Power spectra in the eikonal approximation with adiabatic and non-adiabatic modes

TL;DR

This paper applies the eikonal approximation to cosmological perturbation theory to analyze how adiabatic and nonadiabatic modes influence the matter power spectrum, revealing damping effects and large-scale anisotropies.

Contribution

It demonstrates that multipoint power spectra are unaffected by adiabatic modes and uses the eikonal approximation to accurately model nonadiabatic mode damping effects.

Findings

Multipoint power spectra do not depend on large-scale adiabatic modes.

Nonadiabatic modes damp small-scale matter power spectrum.

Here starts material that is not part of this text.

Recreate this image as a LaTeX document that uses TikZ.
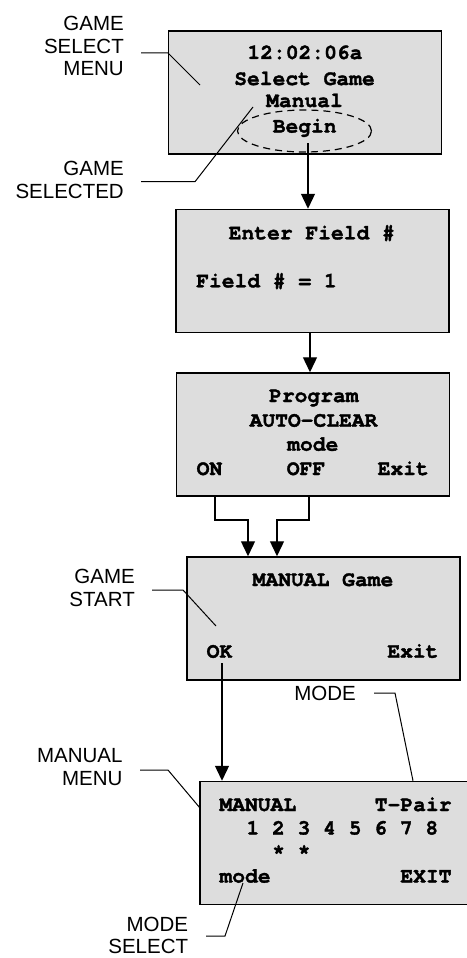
\documentclass[tikz,border=0pt]{standalone}
\usepackage{fontspec}
\setmainfont{Liberation Sans}
\setmonofont{texgyrecursor}[Extension=.otf,UprightFont=*-regular,BoldFont=*-bold,BoldFeatures={FakeBold=1.6}]
\usetikzlibrary{arrows.meta,shapes.geometric}
\definecolor{lcdgray}{RGB}{221,221,221}

\begin{document}
\begin{tikzpicture}[x=1pt,y=1pt,yscale=-1,xscale=1,
  screen/.style={draw,line width=1.5pt,fill=lcdgray,inner sep=0pt,minimum width=273pt,minimum height=123pt},
  lcd/.style={inner sep=0pt,font=\ttfamily\bfseries\fontsize{21.3}{24}\selectfont},
  callout/.style={inner sep=0pt,anchor=north east,align=right,font=\fontsize{20.5}{22.7}\selectfont},
  flow/.style={line width=1.3pt,-{Triangle[length=15pt,width=14pt]}},
  leader/.style={line width=1pt}]
\useasboundingbox (0,0) rectangle (466,958);

%Shape: Screens
\node[screen] (selscr) at (305,92.5) {};
\node[screen] (fieldscr) at (312.5,271) {};
\node[screen] (clearscr) at (313,434.5) {};
\node[screen] (gamescr) at (323.5,618.5) {};
\node[screen] (menuscr) at (336.5,843) {};

% Text Node: game select menu
\node[lcd,anchor=base] (clock) at (305,59) {12:02:06a};
\node[lcd,anchor=base] (selgame) at (304.5,85) {Select Game};
\node[lcd,anchor=base] (manual) at (304.5,107) {Manual};
\node[lcd,anchor=base] (begin) at (304.7,132.5) {Begin};
\node[draw,line width=1.2pt,dash pattern=on 7pt off 5pt,ellipse,inner sep=0pt,minimum width=134pt,minimum height=42pt] (beginring) at (304.5,131) {};

% Text Node: field
\node[lcd,anchor=base] (enterfield) at (311.8,239.3) {Enter Field \#};
\node[lcd,anchor=base west] (fieldno) at (196,287.3) {Field \# = 1};

% Text Node: auto-clear
\node[lcd,anchor=base] (program) at (313.8,402) {Program};
\node[lcd,anchor=base] (autoclear) at (313.5,426.7) {AUTO-CLEAR};
\node[lcd,anchor=base] (clearmode) at (312.8,450.7) {mode};
\node[lcd,anchor=base west] (on) at (196.5,475) {ON};
\node[lcd,anchor=base] (off) at (306,475) {OFF};
\node[lcd,anchor=base east] (clearexit) at (429,475) {Exit};

% Text Node: manual game
\node[lcd,anchor=base] (manualgame) at (323,586) {MANUAL Game};
\node[lcd,anchor=base west] (ok) at (206.5,657.7) {OK};
\node[lcd,anchor=base east] (gameexit) at (438.7,657.7) {Exit};

% Text Node: manual menu
\node[lcd,anchor=base west] (menutitle) at (219.3,811) {MANUAL};
\node[lcd,anchor=base east] (tpair) at (451.7,811) {T-Pair};
\node[lcd,anchor=base west] (targets) at (246.3,834.5) {1 2 3 4 5 6 7 8};
\node[lcd,anchor=base west] (stars) at (272,858.3) {*~*};
\node[lcd,anchor=base west] (menumode) at (219.3,882.5) {mode};
\node[lcd,anchor=base east] (menuexit) at (451.7,882.5) {EXIT};

% Text Node: callouts
\node[callout] (gsmenu) at (124,16) {GAME\\SELECT\\MENU};
\node[callout] (gsselected) at (124,161.3) {GAME\\SELECTED};
\node[callout] (gsstart) at (135,569.3) {GAME\\START};
\node[callout] (modelbl) at (356,686) {MODE};
\node[callout] (mmenu) at (122.7,748.3) {MANUAL\\MENU};
\node[callout] (mselect) at (188.3,916.5) {MODE\\SELECT};

%Straight Lines: callout leaders
\coordinate (gsm1) at (141,53);
\coordinate (gsm2) at (168,53);
\coordinate (gsm3) at (200,85);
\draw[leader] (gsm1) -- (gsm2) -- (gsm3);
\coordinate (gsd1) at (141,181.7);
\coordinate (gsd2) at (195,181.7);
\coordinate (gsd3) at (253,107);
\draw[leader] (gsd1) -- (gsd2) -- (gsd3);
\coordinate (gst1) at (152,590);
\coordinate (gst2) at (183,590);
\coordinate (gst3) at (216,626);
\draw[leader] (gst1) -- (gst2) -- (gst3);
\coordinate (mod1) at (374,693);
\coordinate (mod2) at (395,693);
\coordinate (mod3) at (413,0);
\draw[leader] (mod1) -- (mod2) -- (mod3 |- menuscr.north);
\coordinate (mm1) at (140,770);
\coordinate (mm2) at (168,770);
\coordinate (mm3) at (200,808);
\draw[leader] (mm1) -- (mm2) -- (mm3);
\coordinate (ms1) at (206,936);
\coordinate (ms2) at (225,936);
\coordinate (ms3) at (243,883);
\draw[leader] (ms1) -- (ms2) -- (ms3);

%Straight Lines: flow arrows
\coordinate (selfoot) at (308,143.3);
\draw[flow] (selfoot) -- (selfoot |- fieldscr.north);
\coordinate (fieldfoot) at (310,0);
\draw[flow] (fieldfoot |- fieldscr.south) -- (fieldfoot |- clearscr.north);
\coordinate (onfoot) at (215,0);
\coordinate (onturn) at (248,520);
\draw[flow] (onfoot |- clearscr.south) |- (onturn) -- (onturn |- gamescr.north);
\coordinate (offfoot) at (309,0);
\coordinate (offturn) at (277,520);
\draw[flow] (offfoot |- clearscr.south) |- (offturn) -- (offturn |- gamescr.north);
\coordinate (okfoot) at (222,663);
\draw[flow] (okfoot) -- (okfoot |- menuscr.north);

\end{tikzpicture}
\end{document}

Relative velocities induce large-scale anisotropic modulations.

Abstract

We use the so-called eikonal approximation, recently introduced in the context of cosmological perturbation theory, to compute power spectra for multi-component fluids. We demonstrate that, at any given order in standard perturbation theory, multipoint power spectra do not depend on the large-scale adiabatic modes. Moreover, we employ perturbation theories to decipher how nonadiabatic modes, such as a relative velocity between two different components, damp the small-scale matter power spectrum, a mechanism recently described in the literature. In particular, we do an explicit calculation at 1-loop order of this effect. While the 1-loop result eventually breaks down, we show how the damping effect can be fully captured by the help of the eikonal approximation. A relative velocity not only induces mode damping but also creates large-scale anisotropic modulations of the matter power spectrum amplitude. We illustrate this for the Local Group environment.